EXERCISE: Start at the top of the records and, please, print each line exactly through the line that contains "(0,0) rectangle (1416,1055);", leaving out all pictures.

DATASET ROWS:
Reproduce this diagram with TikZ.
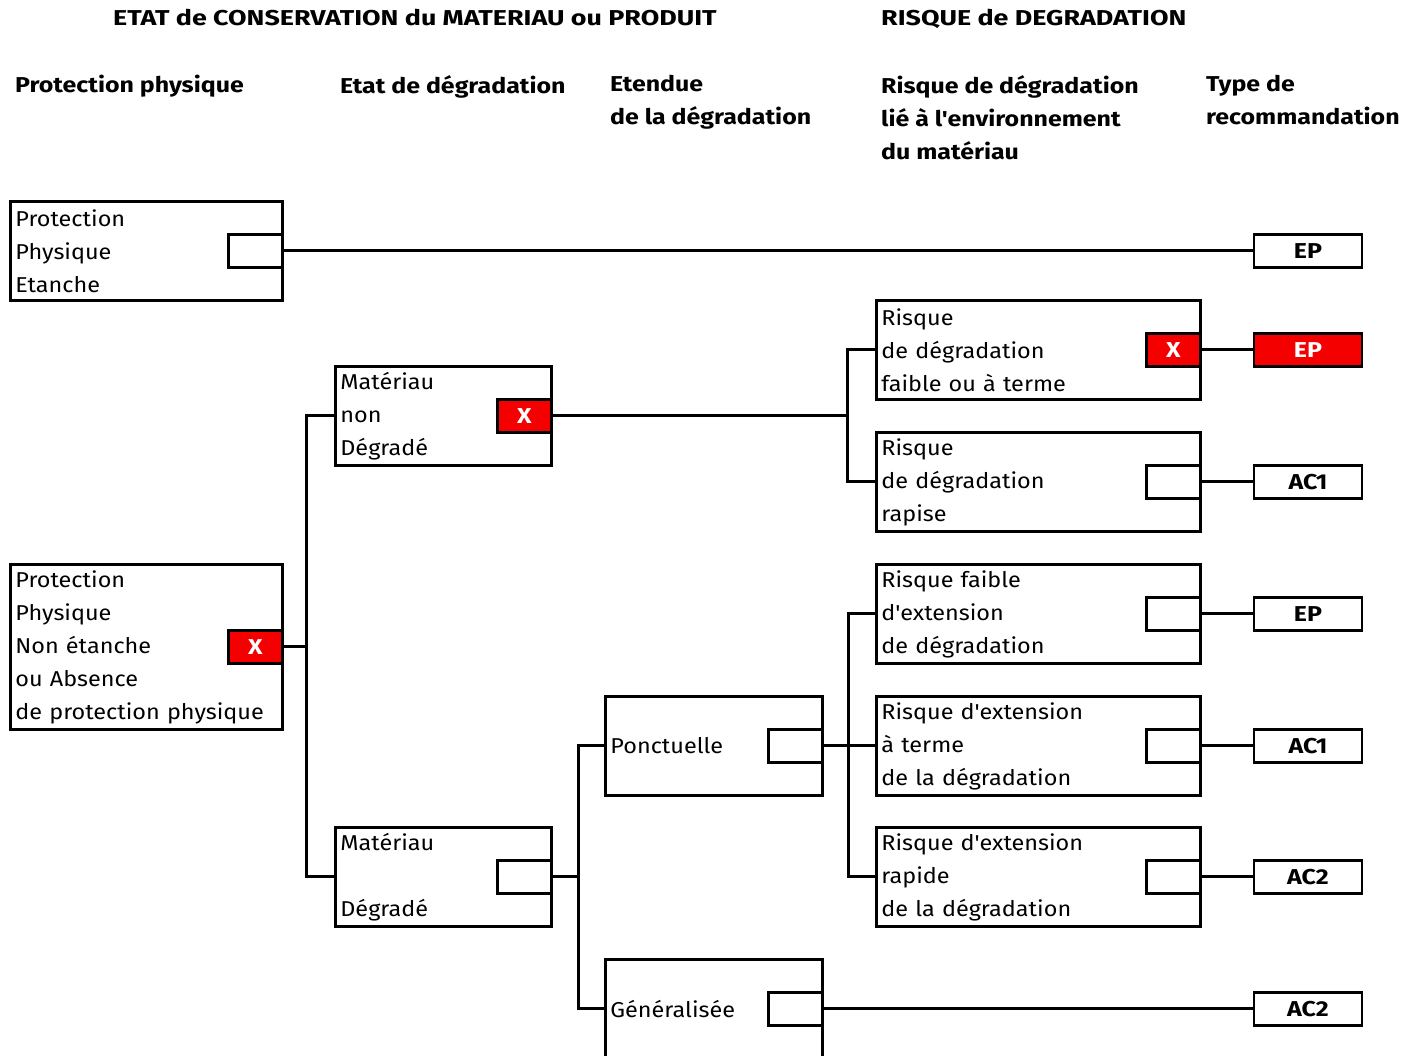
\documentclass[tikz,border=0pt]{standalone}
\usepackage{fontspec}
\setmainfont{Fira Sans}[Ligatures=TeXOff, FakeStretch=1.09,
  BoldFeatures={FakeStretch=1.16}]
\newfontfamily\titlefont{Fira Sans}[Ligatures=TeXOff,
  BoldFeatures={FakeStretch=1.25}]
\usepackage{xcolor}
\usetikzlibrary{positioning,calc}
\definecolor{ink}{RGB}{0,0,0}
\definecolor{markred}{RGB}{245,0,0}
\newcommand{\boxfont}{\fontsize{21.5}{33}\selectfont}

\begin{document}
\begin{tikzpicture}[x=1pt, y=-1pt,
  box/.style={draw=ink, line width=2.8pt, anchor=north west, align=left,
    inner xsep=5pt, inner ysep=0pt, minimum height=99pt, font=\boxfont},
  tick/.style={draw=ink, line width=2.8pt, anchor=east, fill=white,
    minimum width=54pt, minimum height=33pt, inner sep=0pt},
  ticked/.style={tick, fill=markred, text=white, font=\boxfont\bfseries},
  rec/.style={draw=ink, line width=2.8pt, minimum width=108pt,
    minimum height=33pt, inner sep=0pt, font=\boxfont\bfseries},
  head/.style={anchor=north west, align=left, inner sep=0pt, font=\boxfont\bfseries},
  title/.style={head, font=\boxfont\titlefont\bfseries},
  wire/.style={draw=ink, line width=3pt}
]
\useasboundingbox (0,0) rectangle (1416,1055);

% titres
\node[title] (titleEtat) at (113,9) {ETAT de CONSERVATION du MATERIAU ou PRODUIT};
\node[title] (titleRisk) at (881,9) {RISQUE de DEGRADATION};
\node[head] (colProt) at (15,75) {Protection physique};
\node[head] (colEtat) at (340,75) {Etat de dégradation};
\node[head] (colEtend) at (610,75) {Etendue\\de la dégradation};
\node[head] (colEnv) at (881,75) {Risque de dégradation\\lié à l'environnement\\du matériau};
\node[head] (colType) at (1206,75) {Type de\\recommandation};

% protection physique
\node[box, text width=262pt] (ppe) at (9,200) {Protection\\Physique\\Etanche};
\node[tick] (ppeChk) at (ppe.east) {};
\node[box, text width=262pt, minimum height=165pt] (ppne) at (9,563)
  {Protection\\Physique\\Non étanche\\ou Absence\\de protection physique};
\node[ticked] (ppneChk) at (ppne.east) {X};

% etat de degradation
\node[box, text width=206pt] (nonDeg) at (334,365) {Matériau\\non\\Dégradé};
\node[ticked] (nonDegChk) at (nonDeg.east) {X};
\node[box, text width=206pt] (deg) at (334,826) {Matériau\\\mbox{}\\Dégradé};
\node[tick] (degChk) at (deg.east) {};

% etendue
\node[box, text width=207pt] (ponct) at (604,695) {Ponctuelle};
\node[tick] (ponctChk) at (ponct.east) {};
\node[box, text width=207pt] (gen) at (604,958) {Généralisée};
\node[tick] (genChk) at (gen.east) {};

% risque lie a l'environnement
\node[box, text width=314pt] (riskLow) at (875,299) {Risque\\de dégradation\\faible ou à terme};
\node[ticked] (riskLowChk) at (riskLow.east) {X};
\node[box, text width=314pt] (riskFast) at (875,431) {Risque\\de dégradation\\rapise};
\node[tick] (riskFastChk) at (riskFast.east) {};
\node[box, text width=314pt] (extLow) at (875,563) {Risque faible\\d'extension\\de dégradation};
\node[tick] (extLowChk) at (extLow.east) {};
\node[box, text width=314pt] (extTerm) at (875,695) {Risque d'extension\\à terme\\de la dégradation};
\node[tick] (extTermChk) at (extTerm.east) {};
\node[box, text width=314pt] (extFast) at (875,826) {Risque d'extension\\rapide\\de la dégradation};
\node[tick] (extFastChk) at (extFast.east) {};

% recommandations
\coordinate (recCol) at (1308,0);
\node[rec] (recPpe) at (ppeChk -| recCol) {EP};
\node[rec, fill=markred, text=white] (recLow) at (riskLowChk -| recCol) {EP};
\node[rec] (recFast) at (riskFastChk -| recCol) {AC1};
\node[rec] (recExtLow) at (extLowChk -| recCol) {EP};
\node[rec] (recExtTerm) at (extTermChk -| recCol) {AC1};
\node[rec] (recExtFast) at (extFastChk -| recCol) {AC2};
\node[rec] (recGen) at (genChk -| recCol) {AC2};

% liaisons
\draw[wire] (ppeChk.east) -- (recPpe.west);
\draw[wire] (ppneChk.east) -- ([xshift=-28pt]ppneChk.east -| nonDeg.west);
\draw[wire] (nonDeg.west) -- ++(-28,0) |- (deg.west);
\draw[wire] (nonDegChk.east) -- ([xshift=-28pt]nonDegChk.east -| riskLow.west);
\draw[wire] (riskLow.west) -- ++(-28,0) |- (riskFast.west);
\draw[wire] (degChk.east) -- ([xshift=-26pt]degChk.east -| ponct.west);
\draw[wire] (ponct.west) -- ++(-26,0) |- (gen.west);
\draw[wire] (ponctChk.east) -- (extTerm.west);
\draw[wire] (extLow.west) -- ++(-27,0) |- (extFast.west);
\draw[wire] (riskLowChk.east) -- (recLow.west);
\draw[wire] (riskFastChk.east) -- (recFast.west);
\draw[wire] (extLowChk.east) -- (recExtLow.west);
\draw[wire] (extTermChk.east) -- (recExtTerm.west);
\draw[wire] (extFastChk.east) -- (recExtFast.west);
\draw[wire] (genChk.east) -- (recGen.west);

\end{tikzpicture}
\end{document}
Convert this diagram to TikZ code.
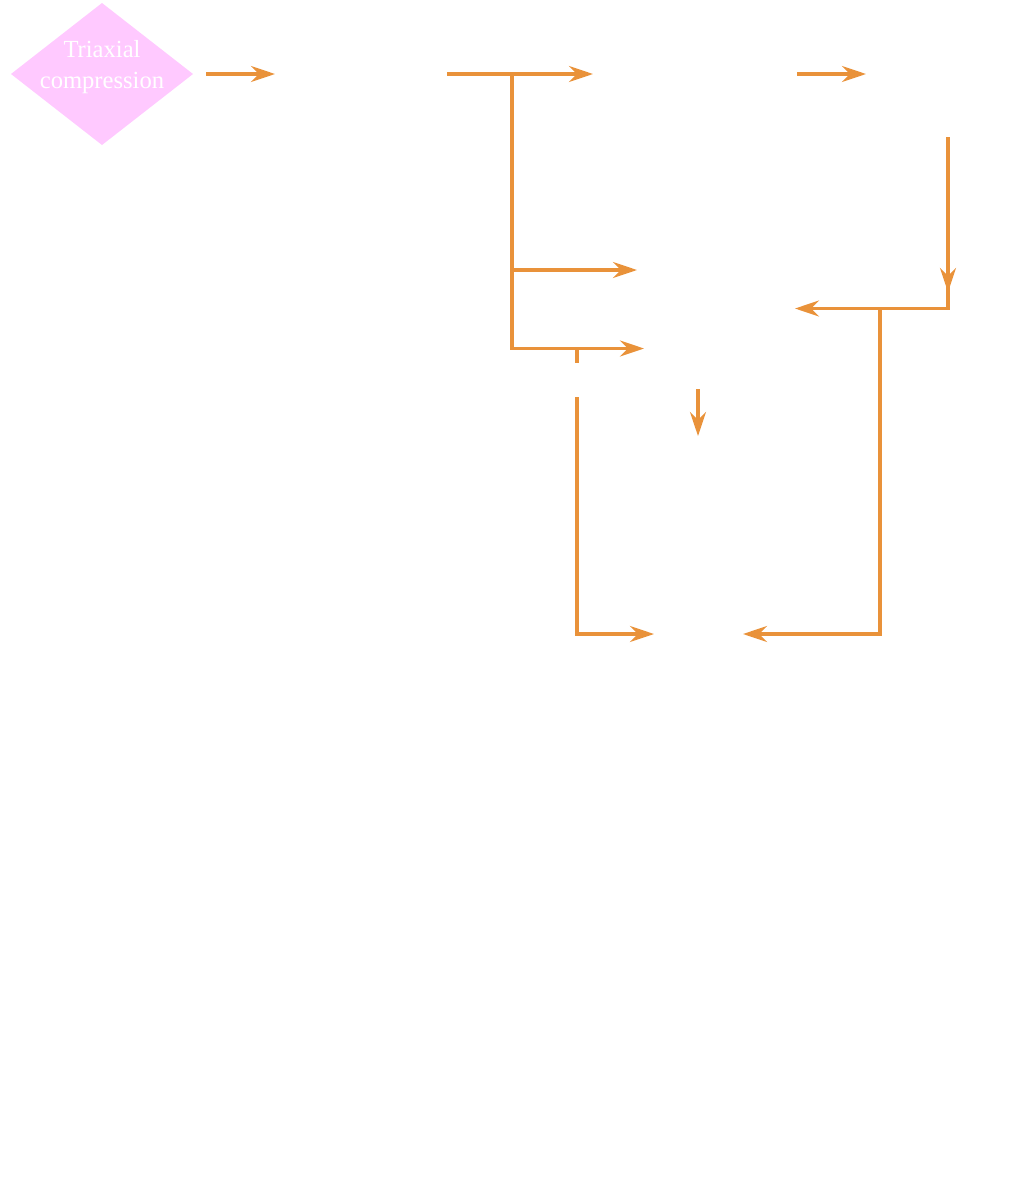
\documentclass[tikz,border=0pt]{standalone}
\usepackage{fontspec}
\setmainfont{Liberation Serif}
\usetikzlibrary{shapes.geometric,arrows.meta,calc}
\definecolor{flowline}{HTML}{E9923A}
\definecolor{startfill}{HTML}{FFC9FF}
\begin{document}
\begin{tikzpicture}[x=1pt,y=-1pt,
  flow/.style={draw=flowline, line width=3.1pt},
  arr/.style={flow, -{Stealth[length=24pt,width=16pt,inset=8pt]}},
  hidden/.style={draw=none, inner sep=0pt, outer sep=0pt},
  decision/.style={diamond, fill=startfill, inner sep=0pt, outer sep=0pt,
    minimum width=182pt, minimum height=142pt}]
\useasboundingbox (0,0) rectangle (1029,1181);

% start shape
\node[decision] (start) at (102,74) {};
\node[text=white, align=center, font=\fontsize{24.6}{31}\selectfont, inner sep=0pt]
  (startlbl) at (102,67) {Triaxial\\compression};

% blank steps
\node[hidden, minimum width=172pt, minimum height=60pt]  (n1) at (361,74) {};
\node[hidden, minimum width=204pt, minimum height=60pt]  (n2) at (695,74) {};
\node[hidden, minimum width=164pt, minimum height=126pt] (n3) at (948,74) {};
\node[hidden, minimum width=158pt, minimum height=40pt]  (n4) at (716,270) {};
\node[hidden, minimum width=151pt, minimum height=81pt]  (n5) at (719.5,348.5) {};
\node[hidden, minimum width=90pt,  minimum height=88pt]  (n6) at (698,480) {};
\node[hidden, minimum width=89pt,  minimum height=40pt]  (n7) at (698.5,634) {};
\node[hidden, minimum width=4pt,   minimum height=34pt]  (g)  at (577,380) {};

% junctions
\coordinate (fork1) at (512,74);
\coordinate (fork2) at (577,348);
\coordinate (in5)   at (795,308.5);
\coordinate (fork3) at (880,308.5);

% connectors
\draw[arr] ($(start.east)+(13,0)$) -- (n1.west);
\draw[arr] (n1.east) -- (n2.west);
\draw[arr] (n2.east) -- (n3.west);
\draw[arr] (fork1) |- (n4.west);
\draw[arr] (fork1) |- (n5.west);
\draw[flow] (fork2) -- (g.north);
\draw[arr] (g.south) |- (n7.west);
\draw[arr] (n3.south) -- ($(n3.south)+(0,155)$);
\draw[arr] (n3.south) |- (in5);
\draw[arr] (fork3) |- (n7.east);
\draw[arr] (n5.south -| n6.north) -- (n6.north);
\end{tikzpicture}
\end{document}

TASK OUTPUT:
Reproduce this diagram with TikZ.
\documentclass[tikz,border=0pt]{standalone}
\usepackage{fontspec}
\setmainfont{Fira Sans}[Ligatures=TeXOff, FakeStretch=1.09,
  BoldFeatures={FakeStretch=1.16}]
\newfontfamily\titlefont{Fira Sans}[Ligatures=TeXOff,
  BoldFeatures={FakeStretch=1.25}]
\usepackage{xcolor}
\usetikzlibrary{positioning,calc}
\definecolor{ink}{RGB}{0,0,0}
\definecolor{markred}{RGB}{245,0,0}
\newcommand{\boxfont}{\fontsize{21.5}{33}\selectfont}

\begin{document}
\begin{tikzpicture}[x=1pt, y=-1pt,
  box/.style={draw=ink, line width=2.8pt, anchor=north west, align=left,
    inner xsep=5pt, inner ysep=0pt, minimum height=99pt, font=\boxfont},
  tick/.style={draw=ink, line width=2.8pt, anchor=east, fill=white,
    minimum width=54pt, minimum height=33pt, inner sep=0pt},
  ticked/.style={tick, fill=markred, text=white, font=\boxfont\bfseries},
  rec/.style={draw=ink, line width=2.8pt, minimum width=108pt,
    minimum height=33pt, inner sep=0pt, font=\boxfont\bfseries},
  head/.style={anchor=north west, align=left, inner sep=0pt, font=\boxfont\bfseries},
  title/.style={head, font=\boxfont\titlefont\bfseries},
  wire/.style={draw=ink, line width=3pt}
]
\useasboundingbox (0,0) rectangle (1416,1055);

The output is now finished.